Why GM Wants You to Pay More Taxes at the Pump

Editor’s note: This article originally appeared on our sister website, InvestingAnswers.com.

Back in early June, the CEO of GM (NYSE: GM) suggested the United States should hike gasoline taxes by $1 a gallon.

Predictably, conservatives and liberals alike were infuriated by the suggestion.

For conservatives, such a large tax hike would be seen as just another government grab for workers’ hard-earned dollars. Liberals felt that sharply-increased gasoline taxes would hit the poor the hardest, not only because it would take a larger bite of their already limited discretionary income, but also because the poor are the ones least likely to be driving late model fuel-efficient cars.

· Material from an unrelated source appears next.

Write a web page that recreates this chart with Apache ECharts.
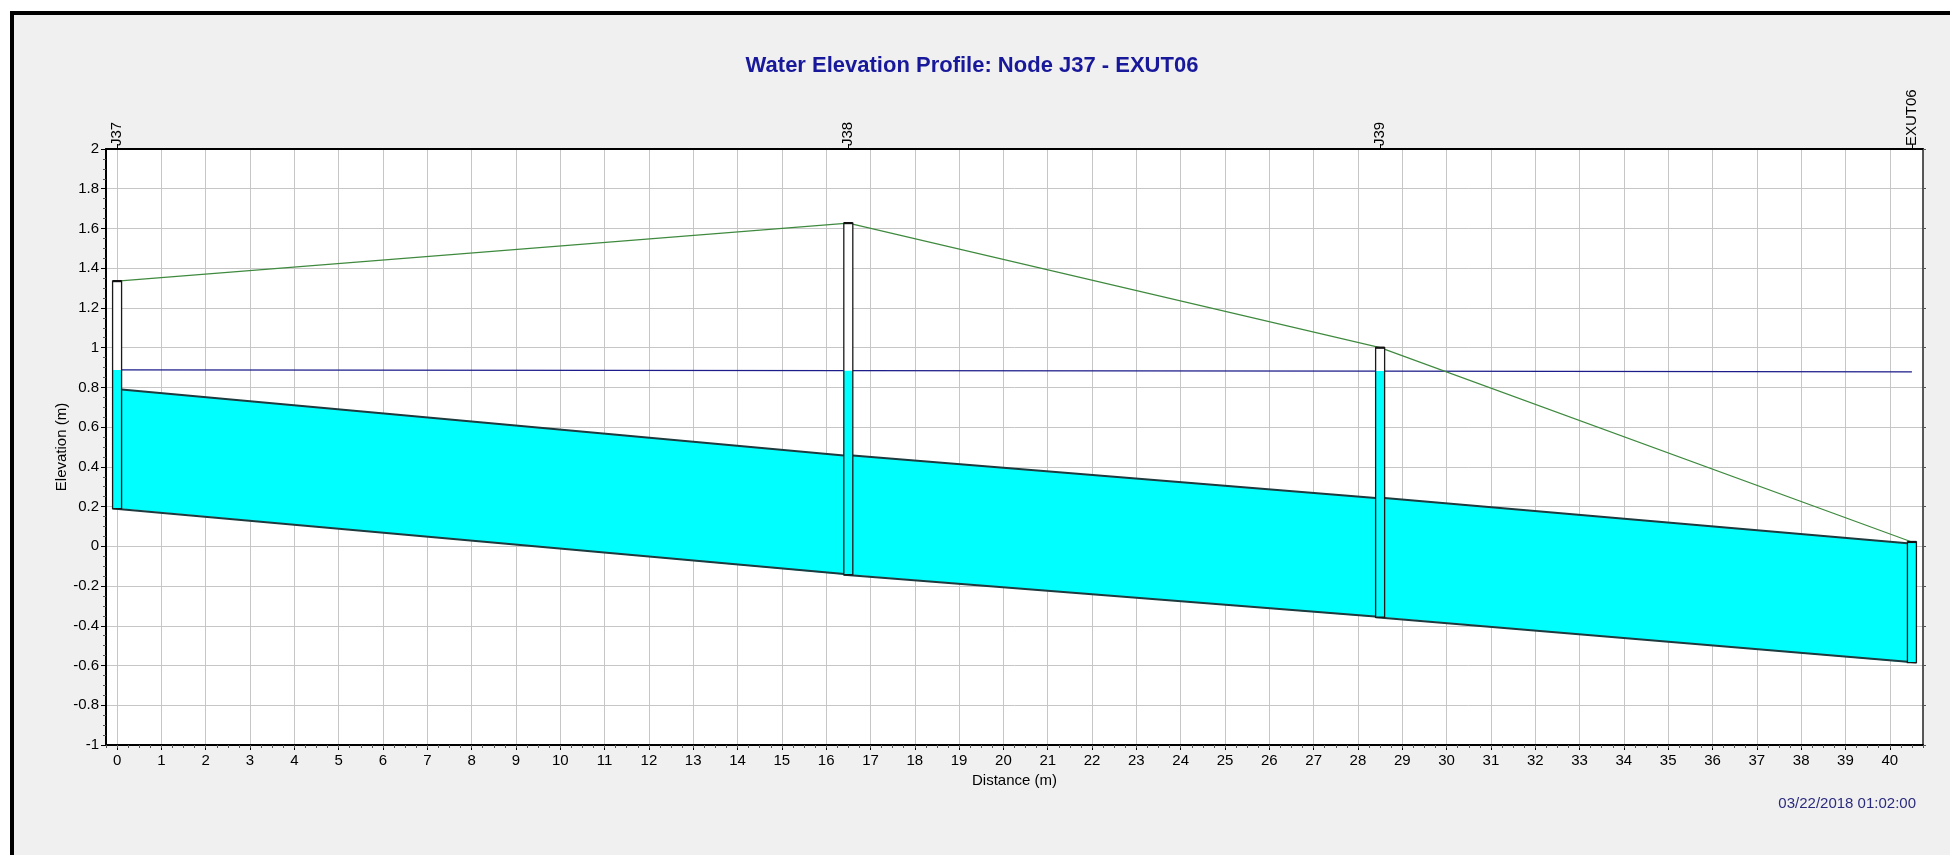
<!DOCTYPE html>
<html><head><meta charset="utf-8">
<script src="https://cdn.jsdelivr.net/npm/echarts@6/dist/echarts.min.js"></script>
<style>html,body{margin:0;padding:0;background:#fff}#c{width:1950px;height:855px}</style>
</head><body><div id="c"></div>
<script>
// ---- data ----
const titleText = 'Water Elevation Profile: Node J37 - EXUT06';
const timeStamp = '03/22/2018 01:02:00';
const xAxisName = 'Distance (m)';
const yAxisName = 'Elevation (m)';
const nodeNames = ['J37', 'J38', 'J39', 'EXUT06'];
const nodeX = [0, 16.5, 28.5, 40.5];            // distance of each node (m)
const nodeInvert = [0.19, -0.143, -0.357, -0.585]; // node invert elevation (m)
const nodeGround = [1.335, 1.627, 1.0, 0.022];    // node rim / ground elevation (m)
const nodeWater = [0.888, 0.884, 0.882, 0.878];   // water surface elevation (m)
const linkDiameter = [0.6, 0.6, 0.6];              // conduit depth between nodes (m)
const xTicks = [0,1,2,3,4,5,6,7,8,9,10,11,12,13,14,15,16,17,18,19,20,21,22,23,24,25,26,27,28,29,30,31,32,33,34,35,36,37,38,39,40];

// ---- styles ----
const FONT = "'Liberation Sans', Arial, sans-serif";
const HW = 4.5; // half width of node boxes in px
const PIPE = '#1d3a3e';
const CYAN = '#00ffff';

const linkData = linkDiameter.map((d, i) => [nodeX[i], nodeInvert[i], nodeX[i + 1], nodeInvert[i + 1], d]);
const nodeData = nodeX.map((x, i) => [x, nodeInvert[i], nodeGround[i], nodeWater[i]]);
const groundLine = nodeX.map((x, i) => [x, nodeGround[i]]);
const waterLine = nodeX.map((x, i) => [x, nodeWater[i]]);

const chart = echarts.init(document.getElementById('c'), null, {renderer: 'canvas'});
const xMin = -0.25, xMax = 40.75;

const option = {
  animation: false,
  backgroundColor: '#ffffff',
  graphic: [{
    type: 'rect', z: -10, silent: true,
    shape: {x: 12, y: 13, width: 2000, height: 900},
    style: {fill: '#f0f0f0', stroke: '#000', lineWidth: 4}
  }],
  title: [
    {text: titleText, left: 972, top: 55, textAlign: 'center', padding: 0,
     textStyle: {color: '#18189a', fontSize: 22, fontWeight: 'bold', fontFamily: FONT}},
    {text: timeStamp, right: 34, top: 796, padding: 0,
     textStyle: {color: '#2b2b7d', fontSize: 15, fontWeight: 'normal', fontFamily: FONT}}
  ],
  grid: {left: 106, right: 27, top: 149, bottom: 110, show: true, backgroundColor: '#ffffff', borderWidth: 0},
  xAxis: [
    {type: 'value', position: 'bottom', min: xMin, max: xMax,
     name: xAxisName, nameLocation: 'middle', nameGap: 28, nameMoveOverlap: false,
     nameTextStyle: {color: '#000', fontSize: 15, fontFamily: FONT},
     axisLine: {onZero: false, lineStyle: {color: '#000', width: 2}},
     axisTick: {customValues: xTicks, length: 5, lineStyle: {color: '#000'}},
     axisLabel: {customValues: xTicks, color: '#000', fontSize: 15, margin: 8, fontFamily: FONT},
     splitLine: {show: true, lineStyle: {color: '#c6c6c6', width: 1}}},
    {type: 'value', position: 'bottom', min: xMin, max: xMax, interval: 0.25,
     axisLine: {show: false, onZero: false},
     axisTick: {show: true, length: 3, lineStyle: {color: '#555'}},
     axisLabel: {show: false}, splitLine: {show: false}},
    {type: 'value', position: 'top', min: xMin, max: xMax,
     axisLine: {onZero: false, lineStyle: {color: '#000', width: 2}},
     axisTick: {customValues: nodeX, length: 5, lineStyle: {color: '#000'}},
     axisLabel: {customValues: nodeX, rotate: -90, margin: 3, color: '#000', fontSize: 15, fontFamily: FONT,
       formatter: v => { let b = 0; nodeX.forEach((x, i) => { if (Math.abs(x - v) < Math.abs(nodeX[b] - v)) b = i; }); return nodeNames[b]; }},
     splitLine: {show: false}}
  ],
  yAxis: [
    {type: 'value', position: 'left', min: -1, max: 2, interval: 0.2,
     name: yAxisName, nameLocation: 'middle', nameGap: 37, nameMoveOverlap: false,
     nameTextStyle: {color: '#000', fontSize: 15, fontFamily: FONT},
     axisLine: {show: true, onZero: false, lineStyle: {color: '#000', width: 2}},
     axisTick: {show: true, length: 5, lineStyle: {color: '#000'}},
     minorTick: {show: true, splitNumber: 4, length: 3, lineStyle: {color: '#555'}},
     axisLabel: {color: '#000', fontSize: 15, margin: 7, fontFamily: FONT, formatter: v => String(+(+v).toFixed(1))},
     splitLine: {show: true, lineStyle: {color: '#c6c6c6', width: 1}}},
    {type: 'value', position: 'right', min: -1, max: 2, interval: 0.2,
     axisLine: {show: true, onZero: false, lineStyle: {color: '#222', width: 1.5}},
     axisTick: {show: true, length: 3, lineStyle: {color: '#555'}},
     axisLabel: {show: false}, splitLine: {show: false}}
  ],
  series: [
    {type: 'custom', name: 'conduits', xAxisIndex: 0, yAxisIndex: 0, z: 2, silent: true,
     data: linkData, encode: {x: [0, 2], y: [1, 3]},
     renderItem: (params, api) => {
       const x1 = api.value(0), y1 = api.value(1), x2 = api.value(2), y2 = api.value(3), d = api.value(4);
       const a = api.coord([x1, y1 + d]), b = api.coord([x2, y2 + d]);
       const c = api.coord([x2, y2]), e = api.coord([x1, y1]);
       a[0] += HW; e[0] += HW; b[0] -= HW; c[0] -= HW;
       return {type: 'group', children: [
         {type: 'polygon', shape: {points: [a, b, c, e]}, style: {fill: CYAN}},
         {type: 'line', shape: {x1: a[0], y1: a[1], x2: b[0], y2: b[1]}, style: {stroke: PIPE, lineWidth: 2}},
         {type: 'line', shape: {x1: e[0] - 2 * HW, y1: e[1], x2: c[0] + 2 * HW, y2: c[1]}, style: {stroke: PIPE, lineWidth: 2}}
       ]};
     }},
    {type: 'line', name: 'water', xAxisIndex: 0, yAxisIndex: 0, z: 3, silent: true,
     data: waterLine, symbol: 'none', lineStyle: {color: '#1c1c8a', width: 1.3}},
    {type: 'line', name: 'ground', xAxisIndex: 0, yAxisIndex: 0, z: 3, silent: true,
     data: groundLine, symbol: 'none', lineStyle: {color: '#3f8a3f', width: 1.2}},
    {type: 'custom', name: 'nodes', xAxisIndex: 0, yAxisIndex: 0, z: 4, silent: true,
     data: nodeData, encode: {x: 0, y: [1, 2]},
     renderItem: (params, api) => {
       const x = api.value(0), inv = api.value(1), gr = api.value(2), wl = api.value(3);
       const top = api.coord([x, gr]), bot = api.coord([x, inv]), w = api.coord([x, Math.min(wl, gr)]);
       const left = top[0] - HW;
       return {type: 'group', children: [
         {type: 'rect', shape: {x: left, y: top[1], width: 2 * HW, height: bot[1] - top[1]}, style: {fill: '#ffffff'}},
         {type: 'rect', shape: {x: left, y: w[1], width: 2 * HW, height: bot[1] - w[1]}, style: {fill: CYAN}},
         {type: 'rect', shape: {x: left, y: top[1], width: 2 * HW, height: bot[1] - top[1]}, style: {fill: 'none', stroke: '#1a1a1a', lineWidth: 1.3}},
         {type: 'line', shape: {x1: left, y1: top[1], x2: left + 2 * HW, y2: top[1]}, style: {stroke: '#111', lineWidth: 2.2}}
       ]};
     }}
  ]
};
chart.setOption(option);
</script>
</body></html>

So what was GM’s CEO thinking?
 
Higher gas tax, a stronger nation?
The timing of Akerson’s move was questionable. But he’s simply reinforcing what many economists, political leaders and environmentalists have already thought. Higher gas taxes and more pain at the pump will compel us to drive more fuel-efficient vehicles, producing several likely benefits:

  • Reduced oil imports would help reverse our stubborn trade deficits with major global oil producers. This would boot our nation’s financial health back into shape by slowing the rising tide of debt that we owe foreign nations.
     
  • Buying less crude oil abroad means less money goes to hostile Middle Eastern regimes, limiting a key source of their earnings that are often spent on destabilizing actions in the region.
     
  • And the reduction in demand may also move oil prices well below current levels, in effect robbing OPEC producers of volume and top prices.

Beyond the notion of trade, there are a couple of other key reasons to give serious thought to Akerson’s suggestion.

The first involves our nation’s highways, bridges and transit systems. We provide money to maintain them through federal gas taxes, but the tax rate hasn’t been raised a penny from its current $0.18 cents/per gallon since 1993.

Simply put, federal gas tax revenue has been static during the last 18 years and hasn’t kept up with the rising cost of maintaining our national transportation infrastructure. An increased gasoline tax would provide a fresh stream of revenue to fix and maintain the crumbling roads and bridges plaguing the nation.

In addition, higher gas taxes and pump prices would encourage consumers to drive less and become more fuel-conscious; as people would take fewer spontaneous car trips and lump their errands together or even seek to take mass transit when convenient.

Does GM have an ulterior motive?

Akerson made his suggestion in early June, and more specifically said a $1 hike in the gasoline tax would be better for consumers than looming mandates for much higher fuel economy standards that the Obama administration had been proposing at the time. 

It’s also not hard to see why Akerson, as head of GM, would have wanted overall higher fuel prices — which would boost compact and small car sales as they have already with its Chevy Cruze — rather than a fuel economy mandate that would require an expensive overhaul of his company’s manufacturing and design operations.

Despite Akerson’s efforts, the Obama administration followed through with the mandate the following month, requiring automakers to increase fleetwide fuel economy standards to 54.5 miles per gallon by 2025. This figure is calculated on a sales-weighted basis so very efficient small cars that are above the mandated figure offset larger vehicles that don’t meet the threshold.

Akerson was likely at least pleased that rumors of a 62.5 MPG standard never came to pass.

Is a gas tax hike still on the table for the new federal budget?

Going after fuel economy standards proved to be far easier than raising the specter of higher gas taxes. President Obama likely knows the backlash such a move would create.
 But GM’s Akerson, who is not a politician and is thus more capable of pitching unpopular proposals, was on the right track by calling for higher gasoline taxes.

As noted above, the U.S. taxes gasoline at $0.18 cents a gallon and states typically add another $0.20 to $0.30 cents on top of that for a total gas tax bite of a little less than $0.50.

Think a $1 hike in the federal gas tax — leading the whole tax bill to be about $1.50 per gallon — would cripple us? Germany, France and the U.K. already take more than $4 for each gallon in taxes, so we’d still be at less than half of their level of taxation.

Right now, a hand-picked committee of legislators is drafting solutions to flesh out the recently-agreed upon spending cuts that avoided a government shutdown. Yet many believe the next step after that process is complete will be to look at the tax code. Might the time for a higher gas tax be addressed at that time?

The Investing Answer: While a hike in the federal gas tax may seem a hard pill to swallow for many, it may be a reasonable way to raise the revenue we desperately need for our infrastructure, strengthen the nation’s energy independence and keep the hostile oil producers of the world humbled.

Could we do all this without raising income taxes or spending more money that we don’t have? Yes, and it’s a move the supercommittee in Congress should definitely consider.